---------- SUPPLIED MATERIAL ----------

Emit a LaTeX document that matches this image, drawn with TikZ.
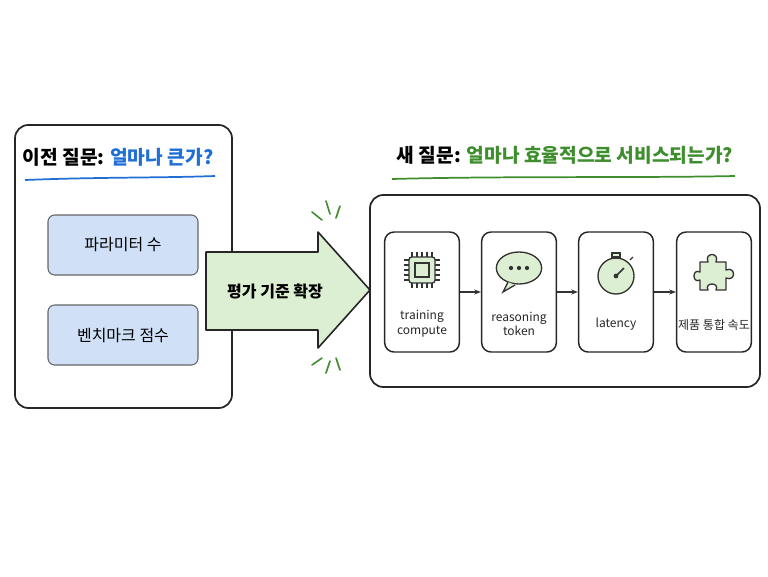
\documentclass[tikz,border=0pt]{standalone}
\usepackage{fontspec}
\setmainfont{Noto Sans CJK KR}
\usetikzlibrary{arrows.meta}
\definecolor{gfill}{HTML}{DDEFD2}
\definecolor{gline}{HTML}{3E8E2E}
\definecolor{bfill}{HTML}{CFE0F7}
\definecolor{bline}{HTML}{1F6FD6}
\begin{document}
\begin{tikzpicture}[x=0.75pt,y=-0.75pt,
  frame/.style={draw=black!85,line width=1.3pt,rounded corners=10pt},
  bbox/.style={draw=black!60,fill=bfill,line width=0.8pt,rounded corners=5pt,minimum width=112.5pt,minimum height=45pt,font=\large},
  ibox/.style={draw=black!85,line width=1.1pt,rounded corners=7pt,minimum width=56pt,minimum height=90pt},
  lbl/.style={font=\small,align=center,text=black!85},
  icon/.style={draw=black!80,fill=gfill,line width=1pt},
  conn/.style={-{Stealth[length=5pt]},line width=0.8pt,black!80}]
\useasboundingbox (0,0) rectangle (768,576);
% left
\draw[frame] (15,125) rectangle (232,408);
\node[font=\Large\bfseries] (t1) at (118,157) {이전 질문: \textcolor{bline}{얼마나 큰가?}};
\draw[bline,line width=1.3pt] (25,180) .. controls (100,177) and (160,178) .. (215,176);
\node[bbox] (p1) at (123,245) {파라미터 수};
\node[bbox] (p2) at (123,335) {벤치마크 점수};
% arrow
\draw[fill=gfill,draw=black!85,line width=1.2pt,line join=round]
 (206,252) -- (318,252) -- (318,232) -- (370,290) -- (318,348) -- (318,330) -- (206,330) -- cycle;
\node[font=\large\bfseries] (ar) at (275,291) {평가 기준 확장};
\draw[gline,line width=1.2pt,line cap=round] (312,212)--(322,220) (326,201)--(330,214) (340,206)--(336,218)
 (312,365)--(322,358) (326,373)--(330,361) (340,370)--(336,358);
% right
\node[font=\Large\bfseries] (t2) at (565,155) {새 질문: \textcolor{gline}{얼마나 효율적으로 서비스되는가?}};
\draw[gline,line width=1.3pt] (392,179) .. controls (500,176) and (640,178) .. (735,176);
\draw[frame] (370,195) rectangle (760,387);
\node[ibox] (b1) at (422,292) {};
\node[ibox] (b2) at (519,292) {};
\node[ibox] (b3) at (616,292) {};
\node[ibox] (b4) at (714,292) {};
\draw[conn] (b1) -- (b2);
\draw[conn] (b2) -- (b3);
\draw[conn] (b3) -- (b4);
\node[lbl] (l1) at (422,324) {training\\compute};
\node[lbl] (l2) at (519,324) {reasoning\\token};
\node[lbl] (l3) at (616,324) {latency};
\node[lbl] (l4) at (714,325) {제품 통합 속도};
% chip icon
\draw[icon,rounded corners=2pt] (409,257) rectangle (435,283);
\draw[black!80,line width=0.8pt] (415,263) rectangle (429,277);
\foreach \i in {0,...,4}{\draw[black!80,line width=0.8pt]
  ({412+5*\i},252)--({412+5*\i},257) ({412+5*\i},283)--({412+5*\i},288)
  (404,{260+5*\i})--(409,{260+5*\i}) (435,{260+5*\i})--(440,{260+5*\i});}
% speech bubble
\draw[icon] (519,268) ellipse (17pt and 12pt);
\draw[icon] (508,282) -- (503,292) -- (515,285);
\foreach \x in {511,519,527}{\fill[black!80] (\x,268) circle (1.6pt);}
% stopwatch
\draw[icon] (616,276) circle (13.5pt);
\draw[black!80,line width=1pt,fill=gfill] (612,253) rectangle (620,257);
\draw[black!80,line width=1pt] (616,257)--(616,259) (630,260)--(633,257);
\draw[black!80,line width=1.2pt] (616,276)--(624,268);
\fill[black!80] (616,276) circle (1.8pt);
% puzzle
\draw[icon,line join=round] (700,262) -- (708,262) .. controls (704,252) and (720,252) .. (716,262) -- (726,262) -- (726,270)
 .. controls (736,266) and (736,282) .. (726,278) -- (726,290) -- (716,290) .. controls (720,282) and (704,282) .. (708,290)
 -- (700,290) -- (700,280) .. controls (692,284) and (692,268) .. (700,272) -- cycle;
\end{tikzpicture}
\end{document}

----------

• [DIRECTIONS FOR THIS TASK] Restate the whole listing above exactly, please, omitting every image.

• [EXERCISE ANSWER]
Emit a LaTeX document that matches this image, drawn with TikZ.
\documentclass[tikz,border=0pt]{standalone}
\usepackage{fontspec}
\setmainfont{Noto Sans CJK KR}
\usetikzlibrary{arrows.meta}
\definecolor{gfill}{HTML}{DDEFD2}
\definecolor{gline}{HTML}{3E8E2E}
\definecolor{bfill}{HTML}{CFE0F7}
\definecolor{bline}{HTML}{1F6FD6}
\begin{document}
\begin{tikzpicture}[x=0.75pt,y=-0.75pt,
  frame/.style={draw=black!85,line width=1.3pt,rounded corners=10pt},
  bbox/.style={draw=black!60,fill=bfill,line width=0.8pt,rounded corners=5pt,minimum width=112.5pt,minimum height=45pt,font=\large},
  ibox/.style={draw=black!85,line width=1.1pt,rounded corners=7pt,minimum width=56pt,minimum height=90pt},
  lbl/.style={font=\small,align=center,text=black!85},
  icon/.style={draw=black!80,fill=gfill,line width=1pt},
  conn/.style={-{Stealth[length=5pt]},line width=0.8pt,black!80}]
\useasboundingbox (0,0) rectangle (768,576);
% left
\draw[frame] (15,125) rectangle (232,408);
\node[font=\Large\bfseries] (t1) at (118,157) {이전 질문: \textcolor{bline}{얼마나 큰가?}};
\draw[bline,line width=1.3pt] (25,180) .. controls (100,177) and (160,178) .. (215,176);
\node[bbox] (p1) at (123,245) {파라미터 수};
\node[bbox] (p2) at (123,335) {벤치마크 점수};
% arrow
\draw[fill=gfill,draw=black!85,line width=1.2pt,line join=round]
 (206,252) -- (318,252) -- (318,232) -- (370,290) -- (318,348) -- (318,330) -- (206,330) -- cycle;
\node[font=\large\bfseries] (ar) at (275,291) {평가 기준 확장};
\draw[gline,line width=1.2pt,line cap=round] (312,212)--(322,220) (326,201)--(330,214) (340,206)--(336,218)
 (312,365)--(322,358) (326,373)--(330,361) (340,370)--(336,358);
% right
\node[font=\Large\bfseries] (t2) at (565,155) {새 질문: \textcolor{gline}{얼마나 효율적으로 서비스되는가?}};
\draw[gline,line width=1.3pt] (392,179) .. controls (500,176) and (640,178) .. (735,176);
\draw[frame] (370,195) rectangle (760,387);
\node[ibox] (b1) at (422,292) {};
\node[ibox] (b2) at (519,292) {};
\node[ibox] (b3) at (616,292) {};
\node[ibox] (b4) at (714,292) {};
\draw[conn] (b1) -- (b2);
\draw[conn] (b2) -- (b3);
\draw[conn] (b3) -- (b4);
\node[lbl] (l1) at (422,324) {training\\compute};
\node[lbl] (l2) at (519,324) {reasoning\\token};
\node[lbl] (l3) at (616,324) {latency};
\node[lbl] (l4) at (714,325) {제품 통합 속도};
% chip icon
\draw[icon,rounded corners=2pt] (409,257) rectangle (435,283);
\draw[black!80,line width=0.8pt] (415,263) rectangle (429,277);
\foreach \i in {0,...,4}{\draw[black!80,line width=0.8pt]
  ({412+5*\i},252)--({412+5*\i},257) ({412+5*\i},283)--({412+5*\i},288)
  (404,{260+5*\i})--(409,{260+5*\i}) (435,{260+5*\i})--(440,{260+5*\i});}
% speech bubble
\draw[icon] (519,268) ellipse (17pt and 12pt);
\draw[icon] (508,282) -- (503,292) -- (515,285);
\foreach \x in {511,519,527}{\fill[black!80] (\x,268) circle (1.6pt);}
% stopwatch
\draw[icon] (616,276) circle (13.5pt);
\draw[black!80,line width=1pt,fill=gfill] (612,253) rectangle (620,257);
\draw[black!80,line width=1pt] (616,257)--(616,259) (630,260)--(633,257);
\draw[black!80,line width=1.2pt] (616,276)--(624,268);
\fill[black!80] (616,276) circle (1.8pt);
% puzzle
\draw[icon,line join=round] (700,262) -- (708,262) .. controls (704,252) and (720,252) .. (716,262) -- (726,262) -- (726,270)
 .. controls (736,266) and (736,282) .. (726,278) -- (726,290) -- (716,290) .. controls (720,282) and (704,282) .. (708,290)
 -- (700,290) -- (700,280) .. controls (692,284) and (692,268) .. (700,272) -- cycle;
\end{tikzpicture}
\end{document}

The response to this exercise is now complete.